A Guerra Civil Inglesa, iniciada em 1642 entre Monárquicos, partidários do rei Carlos I de Inglaterra e Parlamentaristas, liderados por Oliver Cromwell foi, na sua essência, uma luta entre a Igreja estabelecida, apoiada pela nobreza (que pretendia ver o seu poder perpetuado) e protestantes puritanos radicais, oriundos de uma classe média emergente, desejosos de se governar a si mesmos. A guerra só terminaria sete anos depois, com a condenação de Carlos I à morte e a tomada do poder por Cromwell e pelos puritanos. Não obstante Carlos I ter sido mal amado pelo seu povo e não ter propriamente deixado saudades, bastou menos de uma década de um estilo tirânico e sangrento de governação com Cromwell à cabeça para que os ingleses quisessem a sua monarquia de volta. Carlos II foi coroado em 1661 e, ao contrário do seu pai, era um homem bem mais interessado na ciência e na razão do que na perseguição religiosa. Abriu, assim, as portas para uma nova era, uma era que iria acolher favoravelmente os novos princípios da Maçonaria Especulativa.
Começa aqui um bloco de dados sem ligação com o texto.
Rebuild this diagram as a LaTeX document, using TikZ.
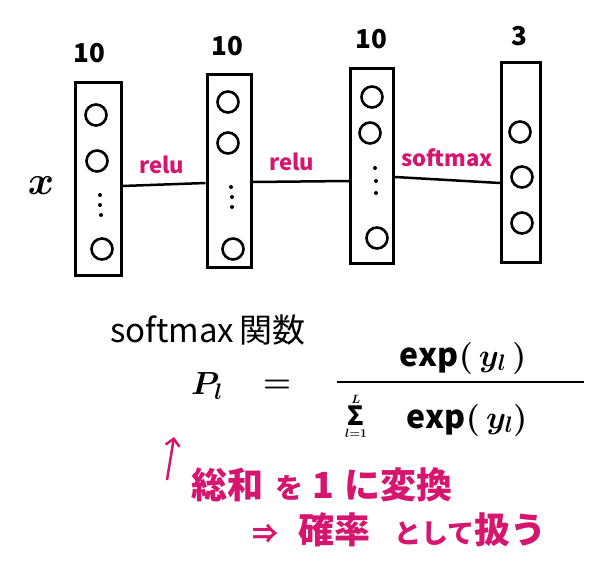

Um dos piores aspetos desta guerra foi ser um conflito de irmão contra irmão, vizinho contra vizinho, amigo contra amigo. Esta terrível circunstância afetaria o futuro e a filosofia da Maçonaria até aos nossos dias. Foi assim que, em 1717, quando a primeira Grande Loja foi formada em Londres, foram estabelecidas regras pouco usuais. Em primeiro lugar, proibiu-se a discussão de religião: as reuniões não seriam interrompidas por argumentos entre católicos, anglicanos, puritanos e protestantes. Enquanto os membros acreditassem em Deus, a sua fé não seria questionada. Em segundo lugar, as batalhas políticas entre monárquicos e parlamentaristas - que tinham dado origem à guerra civil - não seriam toleradas: os maçons estavam determinados a sobreviver às questões que haviam devassado o seu país, e a impedir que quem quer que fosse os pudesse acusar de heresia ou de traição. Em seu lugar, as Lojas insistiam no estabelecimento de laços fraternais entre os seus membros. Ficava, de igual modo, estabelecido um valor muito querido à Maçonaria: a tolerância.
Eis as razões históricas da proibição da discussão de política ou religião em Loja. A Maçonaria Regular tem - muito tradicional e britanicamente, poderíamos dizer - tendência para ser avessa a grandes "inovações", e para se ater àquilo que o tempo confirmou como sendo adequado. Não houve, até agora, razão bastante para se reverter essas proibições - pelo que estas ainda vigoram.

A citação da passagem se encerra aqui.